━━━ Collected material ━━━

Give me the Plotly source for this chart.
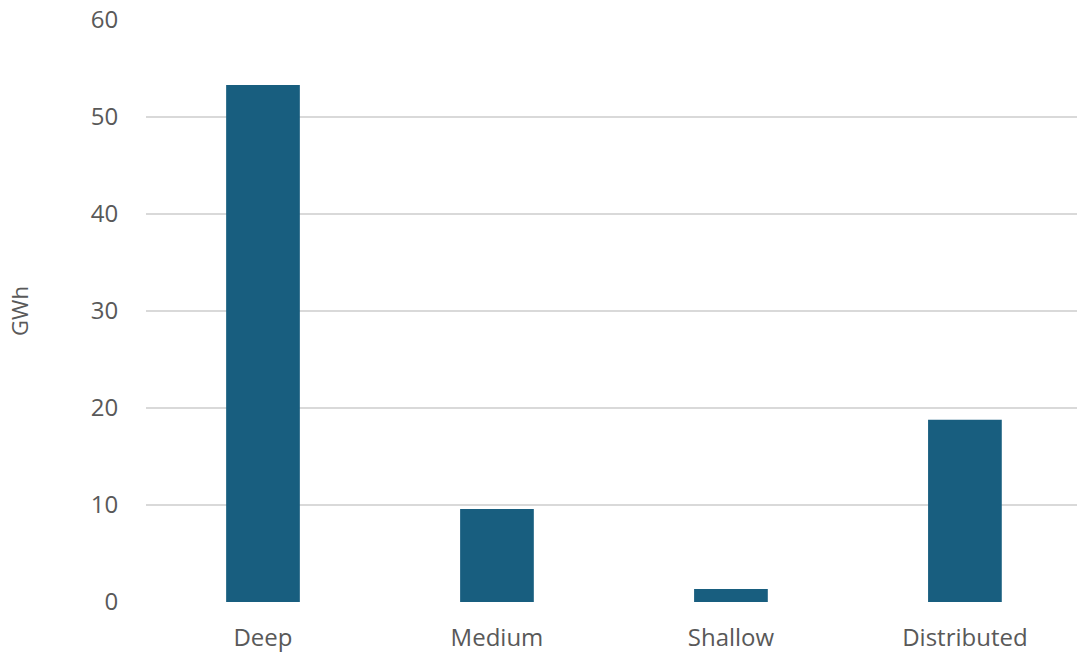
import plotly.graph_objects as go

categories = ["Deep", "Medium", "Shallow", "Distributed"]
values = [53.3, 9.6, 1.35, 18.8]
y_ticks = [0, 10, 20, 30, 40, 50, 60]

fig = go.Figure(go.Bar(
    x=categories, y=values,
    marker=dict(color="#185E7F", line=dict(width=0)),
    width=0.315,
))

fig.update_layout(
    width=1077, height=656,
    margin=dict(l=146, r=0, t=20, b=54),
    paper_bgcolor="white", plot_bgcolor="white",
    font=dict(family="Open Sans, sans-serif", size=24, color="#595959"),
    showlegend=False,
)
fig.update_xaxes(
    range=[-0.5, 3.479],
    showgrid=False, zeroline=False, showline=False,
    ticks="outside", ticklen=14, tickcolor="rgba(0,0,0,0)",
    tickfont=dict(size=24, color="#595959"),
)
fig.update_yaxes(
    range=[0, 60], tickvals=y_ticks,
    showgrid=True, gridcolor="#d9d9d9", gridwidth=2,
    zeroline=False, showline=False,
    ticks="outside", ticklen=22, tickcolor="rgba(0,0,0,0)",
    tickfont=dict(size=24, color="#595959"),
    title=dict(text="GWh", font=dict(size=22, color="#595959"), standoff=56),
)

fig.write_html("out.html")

━━━

■ Task to complete ■
Print the complete listing exactly, apart from any pictures.

■ Completed exercise ■
Give me the Plotly source for this chart.
import plotly.graph_objects as go

categories = ["Deep", "Medium", "Shallow", "Distributed"]
values = [53.3, 9.6, 1.35, 18.8]
y_ticks = [0, 10, 20, 30, 40, 50, 60]

fig = go.Figure(go.Bar(
    x=categories, y=values,
    marker=dict(color="#185E7F", line=dict(width=0)),
    width=0.315,
))

fig.update_layout(
    width=1077, height=656,
    margin=dict(l=146, r=0, t=20, b=54),
    paper_bgcolor="white", plot_bgcolor="white",
    font=dict(family="Open Sans, sans-serif", size=24, color="#595959"),
    showlegend=False,
)
fig.update_xaxes(
    range=[-0.5, 3.479],
    showgrid=False, zeroline=False, showline=False,
    ticks="outside", ticklen=14, tickcolor="rgba(0,0,0,0)",
    tickfont=dict(size=24, color="#595959"),
)
fig.update_yaxes(
    range=[0, 60], tickvals=y_ticks,
    showgrid=True, gridcolor="#d9d9d9", gridwidth=2,
    zeroline=False, showline=False,
    ticks="outside", ticklen=22, tickcolor="rgba(0,0,0,0)",
    tickfont=dict(size=24, color="#595959"),
    title=dict(text="GWh", font=dict(size=22, color="#595959"), standoff=56),
)

fig.write_html("out.html")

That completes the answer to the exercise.